TASK TO COMPLETE ▸ Exclude the pictures, then repeat the remaining data exactly.

STORED RECORDS ▸
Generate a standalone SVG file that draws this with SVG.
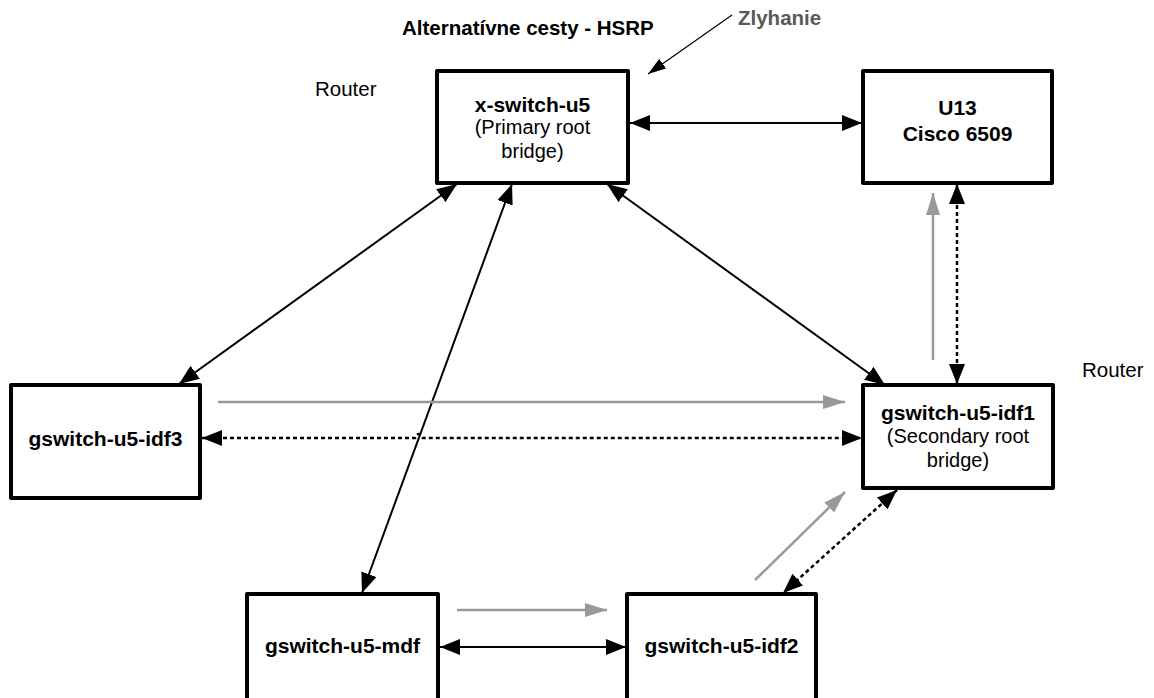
<svg xmlns="http://www.w3.org/2000/svg" width="1154" height="698" viewBox="0 0 1154 698">
<style>
.box{fill:#fff;stroke:#000;stroke-width:4;stroke-linejoin:round}
.b{font-family:"Liberation Sans",Arial,sans-serif;font-weight:bold;font-size:21px;fill:#000;text-anchor:middle}
.r{font-family:"Liberation Sans",Arial,sans-serif;font-size:20px;fill:#000;text-anchor:middle}
.lbl{font-family:"Liberation Sans",Arial,sans-serif;font-size:20.5px;fill:#000}
.blk{fill:none;stroke:#000;stroke-width:2}
.dot{fill:none;stroke:#000;stroke-width:2.5;stroke-dasharray:4 3}
.gry{fill:none;stroke:#999;stroke-width:2.5}
</style>
<defs>
<marker id="ah" viewBox="0 0 20 16" markerWidth="20" markerHeight="16" refX="20" refY="8" orient="auto-start-reverse" markerUnits="userSpaceOnUse"><path d="M0,0 L20,8 L0,16 Z" fill="#000"/></marker>
<marker id="gh" viewBox="0 0 22 14" markerWidth="22" markerHeight="14" refX="22" refY="7" orient="auto" markerUnits="userSpaceOnUse"><path d="M0,0 L22,7 L0,14 Z" fill="#999"/></marker>
<marker id="th" viewBox="0 0 18 12" markerWidth="18" markerHeight="12" refX="18" refY="6" orient="auto" markerUnits="userSpaceOnUse"><path d="M0,0 L18,6 L0,12 Z" fill="#000"/></marker>
</defs>

<g id="labels">
<text class="lbl" x="402" y="35" font-weight="bold" font-size="21">Alternatívne cesty - HSRP</text>
<text class="lbl" x="738" y="25" font-weight="bold" style="fill:#595959">Zlyhanie</text>
<text class="lbl" x="315" y="96">Router</text>
<text class="lbl" x="1082" y="377">Router</text>
</g>

<g id="connectors">
<line x1="732" y1="15" x2="648" y2="74" stroke="#000" stroke-width="1.2" marker-end="url(#th)"/>
<line class="blk" x1="630" y1="123" x2="862" y2="123" marker-start="url(#ah)" marker-end="url(#ah)"/>
<line class="blk" x1="457" y1="184" x2="179" y2="384" marker-start="url(#ah)" marker-end="url(#ah)"/>
<line class="blk" x1="512" y1="184" x2="362" y2="593" marker-start="url(#ah)" marker-end="url(#ah)"/>
<line class="blk" x1="607" y1="184" x2="885" y2="385" marker-start="url(#ah)" marker-end="url(#ah)"/>
<line class="dot" x1="957" y1="184" x2="957" y2="384" marker-start="url(#ah)" marker-end="url(#ah)"/>
<line class="gry" x1="933" y1="360" x2="933" y2="193" marker-end="url(#gh)"/>
<line class="gry" x1="218" y1="402" x2="845" y2="402" marker-end="url(#gh)"/>
<path class="dot" d="M202,438 H415 A4,4 0 0 1 423,438 H862" marker-start="url(#ah)" marker-end="url(#ah)"/>
<line class="gry" x1="457" y1="610" x2="607" y2="610" marker-end="url(#gh)"/>
<line class="blk" x1="440" y1="647" x2="626" y2="647" marker-start="url(#ah)" marker-end="url(#ah)"/>
<line class="gry" x1="755" y1="580" x2="845" y2="492" marker-end="url(#gh)"/>
<line class="dot" x1="897" y1="490" x2="783" y2="593" marker-start="url(#ah)" marker-end="url(#ah)"/>
</g>

<g id="x-switch-u5">
<rect class="box" x="437" y="71" width="191" height="112"/>
<text class="b" x="532.5" y="112">x-switch-u5</text>
<text class="r" x="532.5" y="134">(Primary root</text>
<text class="r" x="532.5" y="158">bridge)</text>
</g>

<g id="u13">
<rect class="box" x="863" y="71" width="189" height="112"/>
<text class="b" x="957.5" y="115">U13</text>
<text class="b" x="957.5" y="141">Cisco 6509</text>
</g>

<g id="gswitch-u5-idf3">
<rect class="box" x="11" y="385" width="189" height="113"/>
<text class="b" x="105.5" y="446">gswitch-u5-idf3</text>
</g>

<g id="gswitch-u5-idf1">
<rect class="box" x="863" y="385" width="190" height="103"/>
<text class="b" x="958" y="420">gswitch-u5-idf1</text>
<text class="r" x="958" y="443">(Secondary root</text>
<text class="r" x="958" y="467">bridge)</text>
</g>

<g id="gswitch-u5-mdf">
<rect class="box" x="247" y="594" width="191" height="120"/>
<text class="b" x="342.5" y="653">gswitch-u5-mdf</text>
</g>

<g id="gswitch-u5-idf2">
<rect class="box" x="627" y="594" width="189" height="120"/>
<text class="b" x="721.5" y="653">gswitch-u5-idf2</text>
</g>
</svg>
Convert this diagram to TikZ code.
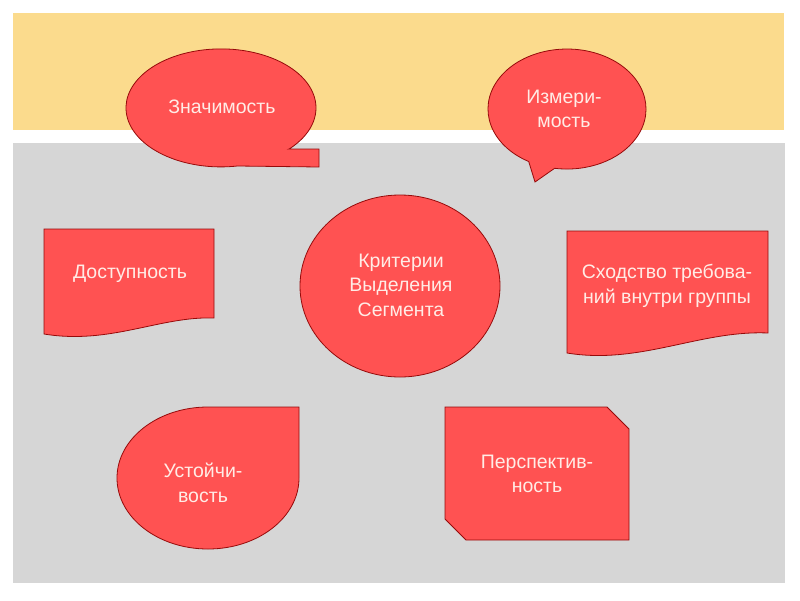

SOLVED PROBLEM ▸
Generate a standalone SVG file that draws this with SVG.
<svg xmlns="http://www.w3.org/2000/svg" width="1154" height="698" viewBox="0 0 1154 698">
<style>
.box{fill:#fff;stroke:#000;stroke-width:4;stroke-linejoin:round}
.b{font-family:"Liberation Sans",Arial,sans-serif;font-weight:bold;font-size:21px;fill:#000;text-anchor:middle}
.r{font-family:"Liberation Sans",Arial,sans-serif;font-size:20px;fill:#000;text-anchor:middle}
.lbl{font-family:"Liberation Sans",Arial,sans-serif;font-size:20.5px;fill:#000}
.blk{fill:none;stroke:#000;stroke-width:2}
.dot{fill:none;stroke:#000;stroke-width:2.5;stroke-dasharray:4 3}
.gry{fill:none;stroke:#999;stroke-width:2.5}
</style>
<defs>
<marker id="ah" viewBox="0 0 20 16" markerWidth="20" markerHeight="16" refX="20" refY="8" orient="auto-start-reverse" markerUnits="userSpaceOnUse"><path d="M0,0 L20,8 L0,16 Z" fill="#000"/></marker>
<marker id="gh" viewBox="0 0 22 14" markerWidth="22" markerHeight="14" refX="22" refY="7" orient="auto" markerUnits="userSpaceOnUse"><path d="M0,0 L22,7 L0,14 Z" fill="#999"/></marker>
<marker id="th" viewBox="0 0 18 12" markerWidth="18" markerHeight="12" refX="18" refY="6" orient="auto" markerUnits="userSpaceOnUse"><path d="M0,0 L18,6 L0,12 Z" fill="#000"/></marker>
</defs>

<g id="labels">
<text class="lbl" x="402" y="35" font-weight="bold" font-size="21">Alternatívne cesty - HSRP</text>
<text class="lbl" x="738" y="25" font-weight="bold" style="fill:#595959">Zlyhanie</text>
<text class="lbl" x="315" y="96">Router</text>
<text class="lbl" x="1082" y="377">Router</text>
</g>

<g id="connectors">
<line x1="732" y1="15" x2="648" y2="74" stroke="#000" stroke-width="1.2" marker-end="url(#th)"/>
<line class="blk" x1="630" y1="123" x2="862" y2="123" marker-start="url(#ah)" marker-end="url(#ah)"/>
<line class="blk" x1="457" y1="184" x2="179" y2="384" marker-start="url(#ah)" marker-end="url(#ah)"/>
<line class="blk" x1="512" y1="184" x2="362" y2="593" marker-start="url(#ah)" marker-end="url(#ah)"/>
<line class="blk" x1="607" y1="184" x2="885" y2="385" marker-start="url(#ah)" marker-end="url(#ah)"/>
<line class="dot" x1="957" y1="184" x2="957" y2="384" marker-start="url(#ah)" marker-end="url(#ah)"/>
<line class="gry" x1="933" y1="360" x2="933" y2="193" marker-end="url(#gh)"/>
<line class="gry" x1="218" y1="402" x2="845" y2="402" marker-end="url(#gh)"/>
<path class="dot" d="M202,438 H415 A4,4 0 0 1 423,438 H862" marker-start="url(#ah)" marker-end="url(#ah)"/>
<line class="gry" x1="457" y1="610" x2="607" y2="610" marker-end="url(#gh)"/>
<line class="blk" x1="440" y1="647" x2="626" y2="647" marker-start="url(#ah)" marker-end="url(#ah)"/>
<line class="gry" x1="755" y1="580" x2="845" y2="492" marker-end="url(#gh)"/>
<line class="dot" x1="897" y1="490" x2="783" y2="593" marker-start="url(#ah)" marker-end="url(#ah)"/>
</g>

<g id="x-switch-u5">
<rect class="box" x="437" y="71" width="191" height="112"/>
<text class="b" x="532.5" y="112">x-switch-u5</text>
<text class="r" x="532.5" y="134">(Primary root</text>
<text class="r" x="532.5" y="158">bridge)</text>
</g>

<g id="u13">
<rect class="box" x="863" y="71" width="189" height="112"/>
<text class="b" x="957.5" y="115">U13</text>
<text class="b" x="957.5" y="141">Cisco 6509</text>
</g>

<g id="gswitch-u5-idf3">
<rect class="box" x="11" y="385" width="189" height="113"/>
<text class="b" x="105.5" y="446">gswitch-u5-idf3</text>
</g>

<g id="gswitch-u5-idf1">
<rect class="box" x="863" y="385" width="190" height="103"/>
<text class="b" x="958" y="420">gswitch-u5-idf1</text>
<text class="r" x="958" y="443">(Secondary root</text>
<text class="r" x="958" y="467">bridge)</text>
</g>

<g id="gswitch-u5-mdf">
<rect class="box" x="247" y="594" width="191" height="120"/>
<text class="b" x="342.5" y="653">gswitch-u5-mdf</text>
</g>

<g id="gswitch-u5-idf2">
<rect class="box" x="627" y="594" width="189" height="120"/>
<text class="b" x="721.5" y="653">gswitch-u5-idf2</text>
</g>
</svg>
Convert this diagram to TikZ code.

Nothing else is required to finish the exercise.